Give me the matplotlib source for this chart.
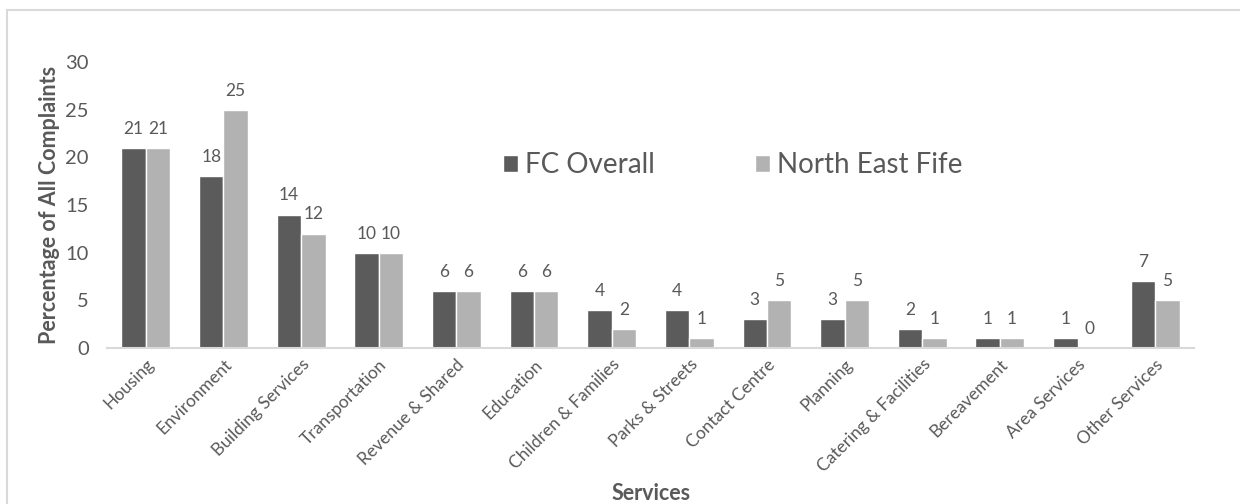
import matplotlib.pyplot as plt
import matplotlib.patches as mpatches
import numpy as np

plt.rcParams['font.family'] = ['Lato', 'DejaVu Sans']

services = ["Housing", "Environment", "Building Services", "Transportation",
            "Revenue & Shared", "Education", "Children & Families",
            "Parks & Streets", "Contact Centre", "Planning",
            "Catering & Facilities", "Bereavement", "Area Services",
            "Other Services"]
fc_overall = [21, 18, 14, 10, 6, 6, 4, 4, 3, 3, 2, 1, 1, 7]
north_east_fife = [21, 25, 12, 10, 6, 6, 2, 1, 5, 5, 1, 1, 0, 5]

dark = "#5b5b5b"
light = "#b2b2b2"
text_col = "#595959"

fig = plt.figure(figsize=(12.4, 5.04), dpi=100)
ax = fig.add_axes([107 / 1240, 1 - 348 / 504, (1194 - 107) / 1240, (348 - 62) / 504])

x = np.arange(len(services))
w = 0.315
b1 = ax.bar(x - w / 2, fc_overall, w, color=dark, edgecolor="white", linewidth=1, label="FC Overall")
b2 = ax.bar(x + w / 2, north_east_fife, w, color=light, edgecolor="white", linewidth=1, label="North East Fife")

for bars in (b1, b2):
    ax.bar_label(bars, padding=8, fontsize=12.5, color=text_col)

ax.set_xlim(-0.5, len(services) - 0.5)
ax.set_ylim(0, 30)
ax.set_yticks(range(0, 31, 5))
ax.set_xticks(x)
ax.set_xticklabels(services, rotation=45, ha="right", rotation_mode="anchor")
ax.tick_params(axis="both", length=0, labelcolor=text_col)
ax.tick_params(axis="y", pad=13, labelsize=14.5)
ax.tick_params(axis="x", pad=6, labelsize=12.5)

for s in ["top", "right", "left"]:
    ax.spines[s].set_visible(False)
ax.spines["bottom"].set_color("#d9d9d9")
ax.spines["bottom"].set_linewidth(1.5)

ax.set_ylabel("Percentage of All Complaints", fontsize=15.5, fontweight="bold", color=text_col, labelpad=4)
fig.text(651 / 1240, 1 - 493 / 504, "Services", fontsize=15.5, fontweight="bold",
         color=text_col, ha="center", va="center")

ax.legend(loc="center", bbox_to_anchor=(733 / 1240, 1 - 165 / 504), bbox_transform=fig.transFigure,
          ncol=2, frameon=False, fontsize=20, labelcolor=text_col, handlelength=0.55,
          handleheight=0.55, handletextpad=0.25, columnspacing=3.6)

# outer chart frame
frame = mpatches.Rectangle((7 / 1240, -0.1), 1.2, 1.1 - 10 / 504, transform=fig.transFigure,
                           fill=False, edgecolor="#d9d9d9", linewidth=1.5, clip_on=False)
fig.patches.append(frame)

fig.savefig("out.png", dpi=100)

══════

▶ YOUR OBJECTIVE
Transcribe all of the material exactly, leaving out whatever pictures it contains.

▶ CORRECT ANSWER
Give me the matplotlib source for this chart.
import matplotlib.pyplot as plt
import matplotlib.patches as mpatches
import numpy as np

plt.rcParams['font.family'] = ['Lato', 'DejaVu Sans']

services = ["Housing", "Environment", "Building Services", "Transportation",
            "Revenue & Shared", "Education", "Children & Families",
            "Parks & Streets", "Contact Centre", "Planning",
            "Catering & Facilities", "Bereavement", "Area Services",
            "Other Services"]
fc_overall = [21, 18, 14, 10, 6, 6, 4, 4, 3, 3, 2, 1, 1, 7]
north_east_fife = [21, 25, 12, 10, 6, 6, 2, 1, 5, 5, 1, 1, 0, 5]

dark = "#5b5b5b"
light = "#b2b2b2"
text_col = "#595959"

fig = plt.figure(figsize=(12.4, 5.04), dpi=100)
ax = fig.add_axes([107 / 1240, 1 - 348 / 504, (1194 - 107) / 1240, (348 - 62) / 504])

x = np.arange(len(services))
w = 0.315
b1 = ax.bar(x - w / 2, fc_overall, w, color=dark, edgecolor="white", linewidth=1, label="FC Overall")
b2 = ax.bar(x + w / 2, north_east_fife, w, color=light, edgecolor="white", linewidth=1, label="North East Fife")

for bars in (b1, b2):
    ax.bar_label(bars, padding=8, fontsize=12.5, color=text_col)

ax.set_xlim(-0.5, len(services) - 0.5)
ax.set_ylim(0, 30)
ax.set_yticks(range(0, 31, 5))
ax.set_xticks(x)
ax.set_xticklabels(services, rotation=45, ha="right", rotation_mode="anchor")
ax.tick_params(axis="both", length=0, labelcolor=text_col)
ax.tick_params(axis="y", pad=13, labelsize=14.5)
ax.tick_params(axis="x", pad=6, labelsize=12.5)

for s in ["top", "right", "left"]:
    ax.spines[s].set_visible(False)
ax.spines["bottom"].set_color("#d9d9d9")
ax.spines["bottom"].set_linewidth(1.5)

ax.set_ylabel("Percentage of All Complaints", fontsize=15.5, fontweight="bold", color=text_col, labelpad=4)
fig.text(651 / 1240, 1 - 493 / 504, "Services", fontsize=15.5, fontweight="bold",
         color=text_col, ha="center", va="center")

ax.legend(loc="center", bbox_to_anchor=(733 / 1240, 1 - 165 / 504), bbox_transform=fig.transFigure,
          ncol=2, frameon=False, fontsize=20, labelcolor=text_col, handlelength=0.55,
          handleheight=0.55, handletextpad=0.25, columnspacing=3.6)

# outer chart frame
frame = mpatches.Rectangle((7 / 1240, -0.1), 1.2, 1.1 - 10 / 504, transform=fig.transFigure,
                           fill=False, edgecolor="#d9d9d9", linewidth=1.5, clip_on=False)
fig.patches.append(frame)

fig.savefig("out.png", dpi=100)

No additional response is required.